__What you need to do__: Retype only what runs from the first line of the listing to the line holding "plus 0.5em minus", both included. Do not retype the pictures.

__Dataset extract__:
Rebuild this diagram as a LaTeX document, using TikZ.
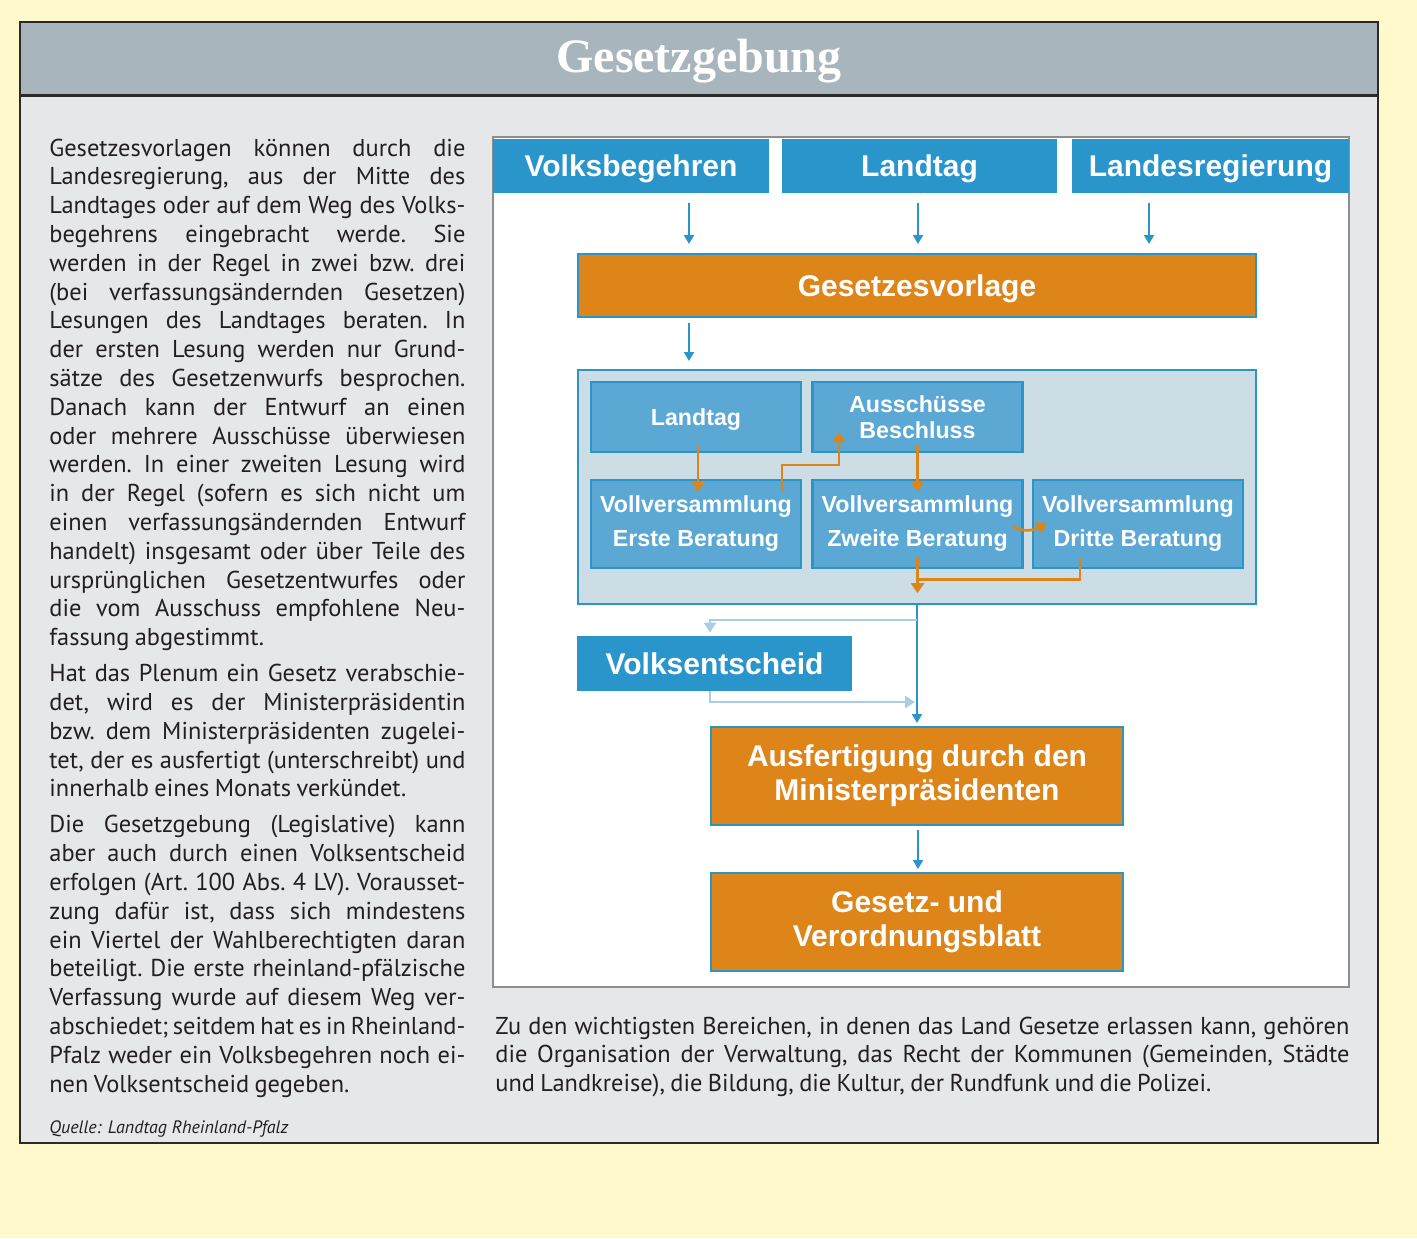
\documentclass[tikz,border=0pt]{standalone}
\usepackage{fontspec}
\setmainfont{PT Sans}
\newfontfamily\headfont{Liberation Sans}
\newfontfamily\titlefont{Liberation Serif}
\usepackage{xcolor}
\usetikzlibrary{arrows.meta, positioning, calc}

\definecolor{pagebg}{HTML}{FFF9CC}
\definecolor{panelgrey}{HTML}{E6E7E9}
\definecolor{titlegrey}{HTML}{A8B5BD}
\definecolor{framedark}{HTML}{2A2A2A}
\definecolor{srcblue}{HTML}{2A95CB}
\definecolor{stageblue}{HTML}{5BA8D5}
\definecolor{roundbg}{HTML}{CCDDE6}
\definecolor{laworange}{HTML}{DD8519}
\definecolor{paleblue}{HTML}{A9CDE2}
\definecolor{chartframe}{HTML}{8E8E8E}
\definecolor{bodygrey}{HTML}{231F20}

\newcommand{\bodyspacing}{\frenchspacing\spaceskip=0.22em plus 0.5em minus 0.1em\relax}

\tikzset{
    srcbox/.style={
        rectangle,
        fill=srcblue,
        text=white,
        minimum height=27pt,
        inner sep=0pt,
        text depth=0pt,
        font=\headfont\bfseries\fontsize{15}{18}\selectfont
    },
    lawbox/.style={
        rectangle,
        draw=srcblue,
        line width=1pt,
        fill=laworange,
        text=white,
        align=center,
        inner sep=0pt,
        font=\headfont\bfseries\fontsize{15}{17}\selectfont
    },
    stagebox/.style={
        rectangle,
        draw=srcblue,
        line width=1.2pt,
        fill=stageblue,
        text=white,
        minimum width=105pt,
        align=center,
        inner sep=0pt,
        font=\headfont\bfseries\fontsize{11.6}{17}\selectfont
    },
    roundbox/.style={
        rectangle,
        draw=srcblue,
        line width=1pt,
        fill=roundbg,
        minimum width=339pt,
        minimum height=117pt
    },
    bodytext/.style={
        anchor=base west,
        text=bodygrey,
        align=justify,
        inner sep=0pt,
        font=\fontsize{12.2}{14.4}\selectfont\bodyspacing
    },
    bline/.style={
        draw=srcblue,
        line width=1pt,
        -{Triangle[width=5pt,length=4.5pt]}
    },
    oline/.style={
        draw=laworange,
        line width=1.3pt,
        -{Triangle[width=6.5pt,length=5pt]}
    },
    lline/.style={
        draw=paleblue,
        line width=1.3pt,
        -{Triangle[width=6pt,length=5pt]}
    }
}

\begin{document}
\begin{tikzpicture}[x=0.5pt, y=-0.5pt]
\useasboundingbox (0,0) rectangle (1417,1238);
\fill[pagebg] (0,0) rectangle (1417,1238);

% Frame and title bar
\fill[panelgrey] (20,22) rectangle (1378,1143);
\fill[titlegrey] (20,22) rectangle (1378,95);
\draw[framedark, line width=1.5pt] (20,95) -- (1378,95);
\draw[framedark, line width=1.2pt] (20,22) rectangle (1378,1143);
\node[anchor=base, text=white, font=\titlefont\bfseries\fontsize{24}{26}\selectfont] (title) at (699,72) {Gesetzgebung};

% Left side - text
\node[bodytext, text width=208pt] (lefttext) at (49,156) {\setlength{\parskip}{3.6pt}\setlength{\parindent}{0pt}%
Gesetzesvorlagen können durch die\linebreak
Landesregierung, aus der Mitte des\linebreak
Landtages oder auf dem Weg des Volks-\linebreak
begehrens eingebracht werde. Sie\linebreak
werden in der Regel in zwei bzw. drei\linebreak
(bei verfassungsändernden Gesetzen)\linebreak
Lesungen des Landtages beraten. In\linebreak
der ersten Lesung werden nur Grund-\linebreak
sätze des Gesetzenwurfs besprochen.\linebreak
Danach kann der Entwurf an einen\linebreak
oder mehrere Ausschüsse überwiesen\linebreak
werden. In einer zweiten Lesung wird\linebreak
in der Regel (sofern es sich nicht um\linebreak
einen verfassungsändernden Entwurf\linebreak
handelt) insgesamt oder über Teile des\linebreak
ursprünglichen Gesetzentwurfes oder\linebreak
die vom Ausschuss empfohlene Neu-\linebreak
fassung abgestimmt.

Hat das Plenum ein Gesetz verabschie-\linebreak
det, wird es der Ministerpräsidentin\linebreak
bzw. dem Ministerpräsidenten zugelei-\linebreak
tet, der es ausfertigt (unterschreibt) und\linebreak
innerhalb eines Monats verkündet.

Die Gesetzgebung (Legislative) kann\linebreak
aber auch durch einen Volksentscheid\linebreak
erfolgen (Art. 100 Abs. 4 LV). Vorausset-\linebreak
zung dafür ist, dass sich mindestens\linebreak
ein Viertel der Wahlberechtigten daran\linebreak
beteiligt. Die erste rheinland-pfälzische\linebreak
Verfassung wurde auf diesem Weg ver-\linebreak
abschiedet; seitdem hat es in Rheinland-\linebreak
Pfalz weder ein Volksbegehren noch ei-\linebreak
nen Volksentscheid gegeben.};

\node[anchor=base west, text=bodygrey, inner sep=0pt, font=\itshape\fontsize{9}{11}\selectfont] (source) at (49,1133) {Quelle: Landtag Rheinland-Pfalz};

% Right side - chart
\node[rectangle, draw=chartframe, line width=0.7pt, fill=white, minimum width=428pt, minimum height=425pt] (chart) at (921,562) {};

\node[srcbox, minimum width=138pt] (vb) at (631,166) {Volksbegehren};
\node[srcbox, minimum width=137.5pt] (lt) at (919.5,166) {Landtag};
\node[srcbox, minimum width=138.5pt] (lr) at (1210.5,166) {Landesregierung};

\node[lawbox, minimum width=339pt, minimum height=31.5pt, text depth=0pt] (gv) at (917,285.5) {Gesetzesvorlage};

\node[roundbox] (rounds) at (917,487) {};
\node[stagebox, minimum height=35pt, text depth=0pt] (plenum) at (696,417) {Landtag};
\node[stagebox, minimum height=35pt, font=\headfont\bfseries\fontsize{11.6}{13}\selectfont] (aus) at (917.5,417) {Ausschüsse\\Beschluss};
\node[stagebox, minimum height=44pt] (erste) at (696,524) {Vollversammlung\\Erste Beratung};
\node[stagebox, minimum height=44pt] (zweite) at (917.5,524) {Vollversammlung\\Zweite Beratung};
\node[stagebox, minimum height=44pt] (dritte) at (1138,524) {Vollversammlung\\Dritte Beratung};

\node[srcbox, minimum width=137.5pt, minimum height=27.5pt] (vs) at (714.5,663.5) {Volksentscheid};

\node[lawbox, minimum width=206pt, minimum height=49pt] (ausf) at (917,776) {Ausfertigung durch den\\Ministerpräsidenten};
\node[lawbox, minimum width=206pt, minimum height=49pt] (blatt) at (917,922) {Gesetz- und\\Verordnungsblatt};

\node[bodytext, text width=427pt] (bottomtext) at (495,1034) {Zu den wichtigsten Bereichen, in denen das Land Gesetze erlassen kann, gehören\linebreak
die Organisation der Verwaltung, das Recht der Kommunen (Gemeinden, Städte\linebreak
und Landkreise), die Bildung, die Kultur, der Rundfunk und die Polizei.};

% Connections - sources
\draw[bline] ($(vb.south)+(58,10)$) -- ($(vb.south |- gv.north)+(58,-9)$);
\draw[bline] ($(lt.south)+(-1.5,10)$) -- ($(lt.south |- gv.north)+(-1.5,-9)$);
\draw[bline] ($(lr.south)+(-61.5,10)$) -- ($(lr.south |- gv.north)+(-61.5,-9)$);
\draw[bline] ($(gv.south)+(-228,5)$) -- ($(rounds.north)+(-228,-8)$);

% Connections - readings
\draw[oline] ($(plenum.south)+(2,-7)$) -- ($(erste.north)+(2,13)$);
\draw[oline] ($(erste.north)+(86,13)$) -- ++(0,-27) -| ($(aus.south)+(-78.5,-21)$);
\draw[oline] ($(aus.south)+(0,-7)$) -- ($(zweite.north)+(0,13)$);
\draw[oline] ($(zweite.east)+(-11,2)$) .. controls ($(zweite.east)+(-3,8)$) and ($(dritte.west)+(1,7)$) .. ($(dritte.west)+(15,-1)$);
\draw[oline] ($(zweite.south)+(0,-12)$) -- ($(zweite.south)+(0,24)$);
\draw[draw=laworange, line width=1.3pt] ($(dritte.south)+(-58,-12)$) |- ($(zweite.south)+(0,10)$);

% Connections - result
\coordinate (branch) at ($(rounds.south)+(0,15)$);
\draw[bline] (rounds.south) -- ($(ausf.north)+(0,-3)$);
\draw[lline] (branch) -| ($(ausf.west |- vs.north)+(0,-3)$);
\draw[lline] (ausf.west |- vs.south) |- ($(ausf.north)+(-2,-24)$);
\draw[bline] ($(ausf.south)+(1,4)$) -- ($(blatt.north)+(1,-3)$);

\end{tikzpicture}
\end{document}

__Response__:
Rebuild this diagram as a LaTeX document, using TikZ.
\documentclass[tikz,border=0pt]{standalone}
\usepackage{fontspec}
\setmainfont{PT Sans}
\newfontfamily\headfont{Liberation Sans}
\newfontfamily\titlefont{Liberation Serif}
\usepackage{xcolor}
\usetikzlibrary{arrows.meta, positioning, calc}

\definecolor{pagebg}{HTML}{FFF9CC}
\definecolor{panelgrey}{HTML}{E6E7E9}
\definecolor{titlegrey}{HTML}{A8B5BD}
\definecolor{framedark}{HTML}{2A2A2A}
\definecolor{srcblue}{HTML}{2A95CB}
\definecolor{stageblue}{HTML}{5BA8D5}
\definecolor{roundbg}{HTML}{CCDDE6}
\definecolor{laworange}{HTML}{DD8519}
\definecolor{paleblue}{HTML}{A9CDE2}
\definecolor{chartframe}{HTML}{8E8E8E}
\definecolor{bodygrey}{HTML}{231F20}

\newcommand{\bodyspacing}{\frenchspacing\spaceskip=0.22em plus 0.5em minus 0.1em\relax}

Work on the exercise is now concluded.